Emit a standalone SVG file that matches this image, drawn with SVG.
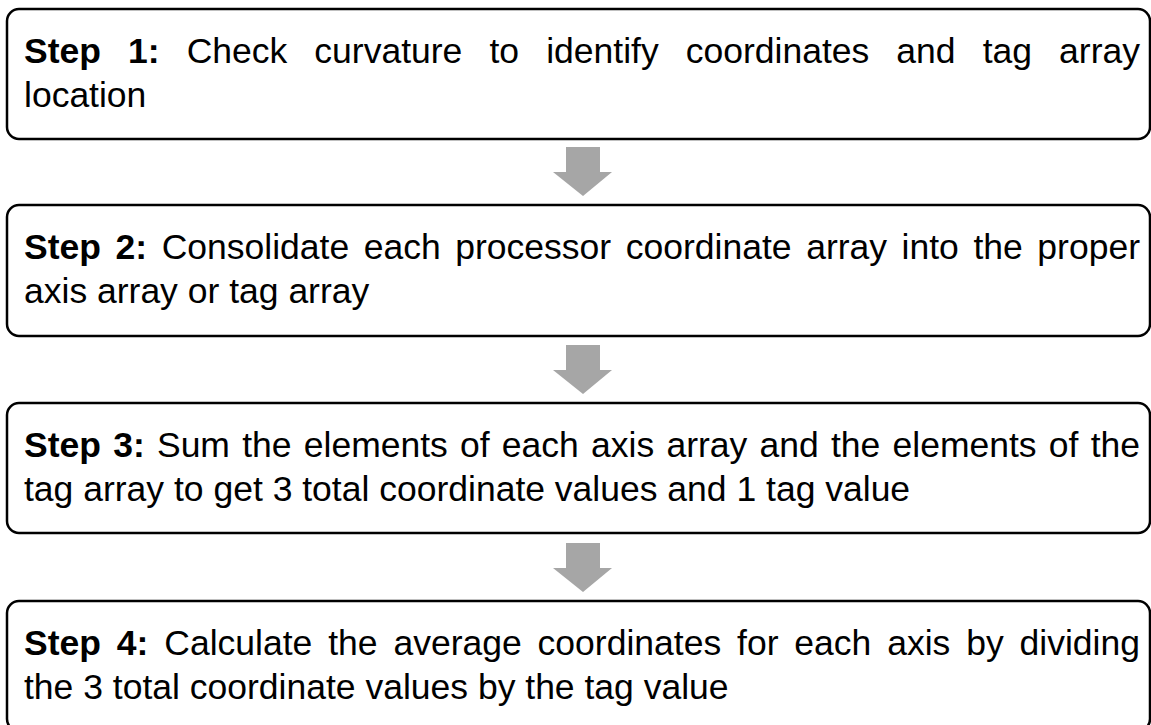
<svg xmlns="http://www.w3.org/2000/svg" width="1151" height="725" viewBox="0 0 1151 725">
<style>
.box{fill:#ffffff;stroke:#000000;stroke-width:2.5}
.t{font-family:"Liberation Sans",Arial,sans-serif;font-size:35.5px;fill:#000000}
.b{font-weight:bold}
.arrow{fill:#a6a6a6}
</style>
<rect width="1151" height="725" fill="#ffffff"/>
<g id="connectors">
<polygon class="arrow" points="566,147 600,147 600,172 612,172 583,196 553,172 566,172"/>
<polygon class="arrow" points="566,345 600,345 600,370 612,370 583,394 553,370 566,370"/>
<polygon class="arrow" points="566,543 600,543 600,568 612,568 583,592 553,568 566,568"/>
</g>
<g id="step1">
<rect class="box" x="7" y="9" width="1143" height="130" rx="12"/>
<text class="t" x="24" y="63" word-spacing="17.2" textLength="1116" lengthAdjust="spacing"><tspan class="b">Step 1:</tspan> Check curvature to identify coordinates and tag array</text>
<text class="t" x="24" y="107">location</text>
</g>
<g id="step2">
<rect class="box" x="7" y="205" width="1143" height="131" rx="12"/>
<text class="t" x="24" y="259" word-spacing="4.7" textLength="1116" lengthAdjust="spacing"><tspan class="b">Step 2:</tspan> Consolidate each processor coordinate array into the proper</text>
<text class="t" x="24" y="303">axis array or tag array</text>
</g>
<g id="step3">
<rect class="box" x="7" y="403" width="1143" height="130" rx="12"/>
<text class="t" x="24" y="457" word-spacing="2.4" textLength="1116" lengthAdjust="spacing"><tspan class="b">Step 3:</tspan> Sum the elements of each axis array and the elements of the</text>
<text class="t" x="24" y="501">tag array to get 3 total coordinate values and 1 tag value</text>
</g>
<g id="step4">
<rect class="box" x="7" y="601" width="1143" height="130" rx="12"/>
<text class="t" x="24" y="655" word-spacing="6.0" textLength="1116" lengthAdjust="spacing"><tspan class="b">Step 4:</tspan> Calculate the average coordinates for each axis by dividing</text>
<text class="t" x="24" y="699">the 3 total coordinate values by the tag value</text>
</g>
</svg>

• _TASK OBJECTIVE_: Give an exact copy of the material, leaving out every picture.

• _SOLUTION FOR THIS TASK_:
Emit a standalone SVG file that matches this image, drawn with SVG.
<svg xmlns="http://www.w3.org/2000/svg" width="1151" height="725" viewBox="0 0 1151 725">
<style>
.box{fill:#ffffff;stroke:#000000;stroke-width:2.5}
.t{font-family:"Liberation Sans",Arial,sans-serif;font-size:35.5px;fill:#000000}
.b{font-weight:bold}
.arrow{fill:#a6a6a6}
</style>
<rect width="1151" height="725" fill="#ffffff"/>
<g id="connectors">
<polygon class="arrow" points="566,147 600,147 600,172 612,172 583,196 553,172 566,172"/>
<polygon class="arrow" points="566,345 600,345 600,370 612,370 583,394 553,370 566,370"/>
<polygon class="arrow" points="566,543 600,543 600,568 612,568 583,592 553,568 566,568"/>
</g>
<g id="step1">
<rect class="box" x="7" y="9" width="1143" height="130" rx="12"/>
<text class="t" x="24" y="63" word-spacing="17.2" textLength="1116" lengthAdjust="spacing"><tspan class="b">Step 1:</tspan> Check curvature to identify coordinates and tag array</text>
<text class="t" x="24" y="107">location</text>
</g>
<g id="step2">
<rect class="box" x="7" y="205" width="1143" height="131" rx="12"/>
<text class="t" x="24" y="259" word-spacing="4.7" textLength="1116" lengthAdjust="spacing"><tspan class="b">Step 2:</tspan> Consolidate each processor coordinate array into the proper</text>
<text class="t" x="24" y="303">axis array or tag array</text>
</g>
<g id="step3">
<rect class="box" x="7" y="403" width="1143" height="130" rx="12"/>
<text class="t" x="24" y="457" word-spacing="2.4" textLength="1116" lengthAdjust="spacing"><tspan class="b">Step 3:</tspan> Sum the elements of each axis array and the elements of the</text>
<text class="t" x="24" y="501">tag array to get 3 total coordinate values and 1 tag value</text>
</g>
<g id="step4">
<rect class="box" x="7" y="601" width="1143" height="130" rx="12"/>
<text class="t" x="24" y="655" word-spacing="6.0" textLength="1116" lengthAdjust="spacing"><tspan class="b">Step 4:</tspan> Calculate the average coordinates for each axis by dividing</text>
<text class="t" x="24" y="699">the 3 total coordinate values by the tag value</text>
</g>
</svg>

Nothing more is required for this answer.